**Written task**
Return all of the data exactly, with nothing left out but the pictures.
** START Recorded data **
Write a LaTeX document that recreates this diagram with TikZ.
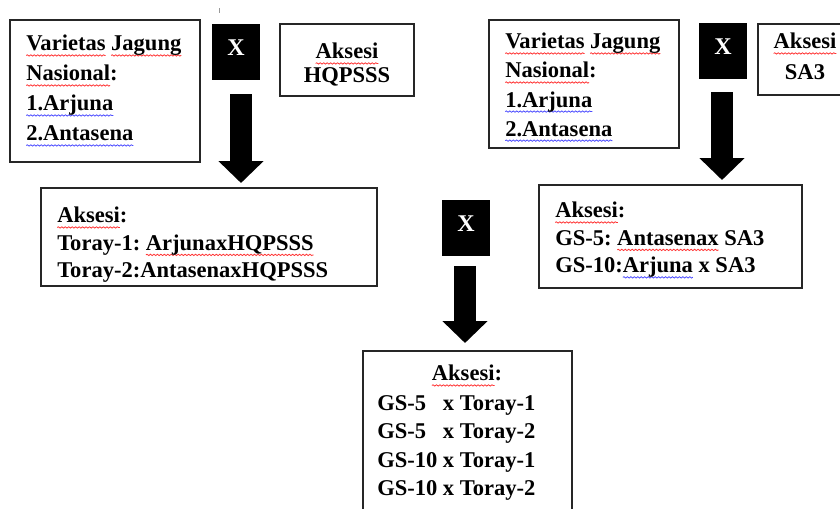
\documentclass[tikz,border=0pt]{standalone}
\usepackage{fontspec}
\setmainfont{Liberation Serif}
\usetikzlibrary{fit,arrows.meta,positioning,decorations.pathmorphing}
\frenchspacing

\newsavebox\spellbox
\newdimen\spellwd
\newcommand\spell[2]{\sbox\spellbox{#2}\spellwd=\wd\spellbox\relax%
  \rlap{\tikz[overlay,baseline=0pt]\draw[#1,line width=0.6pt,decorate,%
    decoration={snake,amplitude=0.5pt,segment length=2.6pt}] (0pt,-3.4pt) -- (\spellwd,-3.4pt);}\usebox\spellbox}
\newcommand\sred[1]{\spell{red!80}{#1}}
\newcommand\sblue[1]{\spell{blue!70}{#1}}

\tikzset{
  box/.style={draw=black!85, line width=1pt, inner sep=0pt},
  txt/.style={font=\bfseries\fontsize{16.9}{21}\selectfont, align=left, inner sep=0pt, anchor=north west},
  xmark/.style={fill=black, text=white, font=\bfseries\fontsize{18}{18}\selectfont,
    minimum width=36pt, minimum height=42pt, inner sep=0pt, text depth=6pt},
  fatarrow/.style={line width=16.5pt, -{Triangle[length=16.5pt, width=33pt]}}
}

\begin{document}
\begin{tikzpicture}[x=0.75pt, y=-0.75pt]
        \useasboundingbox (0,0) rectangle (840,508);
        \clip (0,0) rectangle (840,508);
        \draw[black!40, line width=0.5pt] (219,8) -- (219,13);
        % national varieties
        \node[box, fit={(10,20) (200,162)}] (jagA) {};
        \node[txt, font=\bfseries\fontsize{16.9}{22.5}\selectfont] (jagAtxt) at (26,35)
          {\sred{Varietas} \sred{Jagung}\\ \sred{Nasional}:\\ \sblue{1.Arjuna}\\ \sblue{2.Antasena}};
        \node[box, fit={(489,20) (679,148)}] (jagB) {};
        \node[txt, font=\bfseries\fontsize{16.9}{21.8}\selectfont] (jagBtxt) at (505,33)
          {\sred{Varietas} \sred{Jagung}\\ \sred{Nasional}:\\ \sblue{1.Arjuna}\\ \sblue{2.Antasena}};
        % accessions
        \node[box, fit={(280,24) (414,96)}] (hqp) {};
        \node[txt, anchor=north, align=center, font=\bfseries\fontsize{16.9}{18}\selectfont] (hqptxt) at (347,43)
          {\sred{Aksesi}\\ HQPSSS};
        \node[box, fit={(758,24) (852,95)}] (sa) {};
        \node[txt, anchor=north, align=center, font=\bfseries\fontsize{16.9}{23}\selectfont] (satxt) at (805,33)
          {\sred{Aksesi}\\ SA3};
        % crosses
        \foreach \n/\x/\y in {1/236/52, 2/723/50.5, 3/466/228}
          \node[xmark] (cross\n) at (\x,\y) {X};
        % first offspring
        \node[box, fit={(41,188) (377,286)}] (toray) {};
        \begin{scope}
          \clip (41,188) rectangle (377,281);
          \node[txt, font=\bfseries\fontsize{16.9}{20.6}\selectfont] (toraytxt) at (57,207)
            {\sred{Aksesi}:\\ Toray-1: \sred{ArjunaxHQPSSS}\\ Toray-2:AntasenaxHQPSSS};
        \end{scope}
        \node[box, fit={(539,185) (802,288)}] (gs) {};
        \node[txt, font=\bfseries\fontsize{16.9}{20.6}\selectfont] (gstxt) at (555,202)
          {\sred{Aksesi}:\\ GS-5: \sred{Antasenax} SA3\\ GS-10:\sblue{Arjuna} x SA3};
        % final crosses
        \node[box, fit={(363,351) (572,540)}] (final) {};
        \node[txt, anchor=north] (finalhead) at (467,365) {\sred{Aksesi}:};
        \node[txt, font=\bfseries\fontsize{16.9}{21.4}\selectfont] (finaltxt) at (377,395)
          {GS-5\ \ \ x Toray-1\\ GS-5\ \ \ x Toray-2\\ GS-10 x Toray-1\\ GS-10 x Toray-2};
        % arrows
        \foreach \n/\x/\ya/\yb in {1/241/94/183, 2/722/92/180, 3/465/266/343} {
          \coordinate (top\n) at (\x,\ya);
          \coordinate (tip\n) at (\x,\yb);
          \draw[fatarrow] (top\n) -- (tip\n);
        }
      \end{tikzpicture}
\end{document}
** END Recorded data **
**Full response**
Write a LaTeX document that recreates this diagram with TikZ.
\documentclass[tikz,border=0pt]{standalone}
\usepackage{fontspec}
\setmainfont{Liberation Serif}
\usetikzlibrary{fit,arrows.meta,positioning,decorations.pathmorphing}
\frenchspacing

\newsavebox\spellbox
\newdimen\spellwd
\newcommand\spell[2]{\sbox\spellbox{#2}\spellwd=\wd\spellbox\relax%
  \rlap{\tikz[overlay,baseline=0pt]\draw[#1,line width=0.6pt,decorate,%
    decoration={snake,amplitude=0.5pt,segment length=2.6pt}] (0pt,-3.4pt) -- (\spellwd,-3.4pt);}\usebox\spellbox}
\newcommand\sred[1]{\spell{red!80}{#1}}
\newcommand\sblue[1]{\spell{blue!70}{#1}}

\tikzset{
  box/.style={draw=black!85, line width=1pt, inner sep=0pt},
  txt/.style={font=\bfseries\fontsize{16.9}{21}\selectfont, align=left, inner sep=0pt, anchor=north west},
  xmark/.style={fill=black, text=white, font=\bfseries\fontsize{18}{18}\selectfont,
    minimum width=36pt, minimum height=42pt, inner sep=0pt, text depth=6pt},
  fatarrow/.style={line width=16.5pt, -{Triangle[length=16.5pt, width=33pt]}}
}

\begin{document}
\begin{tikzpicture}[x=0.75pt, y=-0.75pt]
        \useasboundingbox (0,0) rectangle (840,508);
        \clip (0,0) rectangle (840,508);
        \draw[black!40, line width=0.5pt] (219,8) -- (219,13);
        % national varieties
        \node[box, fit={(10,20) (200,162)}] (jagA) {};
        \node[txt, font=\bfseries\fontsize{16.9}{22.5}\selectfont] (jagAtxt) at (26,35)
          {\sred{Varietas} \sred{Jagung}\\ \sred{Nasional}:\\ \sblue{1.Arjuna}\\ \sblue{2.Antasena}};
        \node[box, fit={(489,20) (679,148)}] (jagB) {};
        \node[txt, font=\bfseries\fontsize{16.9}{21.8}\selectfont] (jagBtxt) at (505,33)
          {\sred{Varietas} \sred{Jagung}\\ \sred{Nasional}:\\ \sblue{1.Arjuna}\\ \sblue{2.Antasena}};
        % accessions
        \node[box, fit={(280,24) (414,96)}] (hqp) {};
        \node[txt, anchor=north, align=center, font=\bfseries\fontsize{16.9}{18}\selectfont] (hqptxt) at (347,43)
          {\sred{Aksesi}\\ HQPSSS};
        \node[box, fit={(758,24) (852,95)}] (sa) {};
        \node[txt, anchor=north, align=center, font=\bfseries\fontsize{16.9}{23}\selectfont] (satxt) at (805,33)
          {\sred{Aksesi}\\ SA3};
        % crosses
        \foreach \n/\x/\y in {1/236/52, 2/723/50.5, 3/466/228}
          \node[xmark] (cross\n) at (\x,\y) {X};
        % first offspring
        \node[box, fit={(41,188) (377,286)}] (toray) {};
        \begin{scope}
          \clip (41,188) rectangle (377,281);
          \node[txt, font=\bfseries\fontsize{16.9}{20.6}\selectfont] (toraytxt) at (57,207)
            {\sred{Aksesi}:\\ Toray-1: \sred{ArjunaxHQPSSS}\\ Toray-2:AntasenaxHQPSSS};
        \end{scope}
        \node[box, fit={(539,185) (802,288)}] (gs) {};
        \node[txt, font=\bfseries\fontsize{16.9}{20.6}\selectfont] (gstxt) at (555,202)
          {\sred{Aksesi}:\\ GS-5: \sred{Antasenax} SA3\\ GS-10:\sblue{Arjuna} x SA3};
        % final crosses
        \node[box, fit={(363,351) (572,540)}] (final) {};
        \node[txt, anchor=north] (finalhead) at (467,365) {\sred{Aksesi}:};
        \node[txt, font=\bfseries\fontsize{16.9}{21.4}\selectfont] (finaltxt) at (377,395)
          {GS-5\ \ \ x Toray-1\\ GS-5\ \ \ x Toray-2\\ GS-10 x Toray-1\\ GS-10 x Toray-2};
        % arrows
        \foreach \n/\x/\ya/\yb in {1/241/94/183, 2/722/92/180, 3/465/266/343} {
          \coordinate (top\n) at (\x,\ya);
          \coordinate (tip\n) at (\x,\yb);
          \draw[fatarrow] (top\n) -- (tip\n);
        }
      \end{tikzpicture}
\end{document}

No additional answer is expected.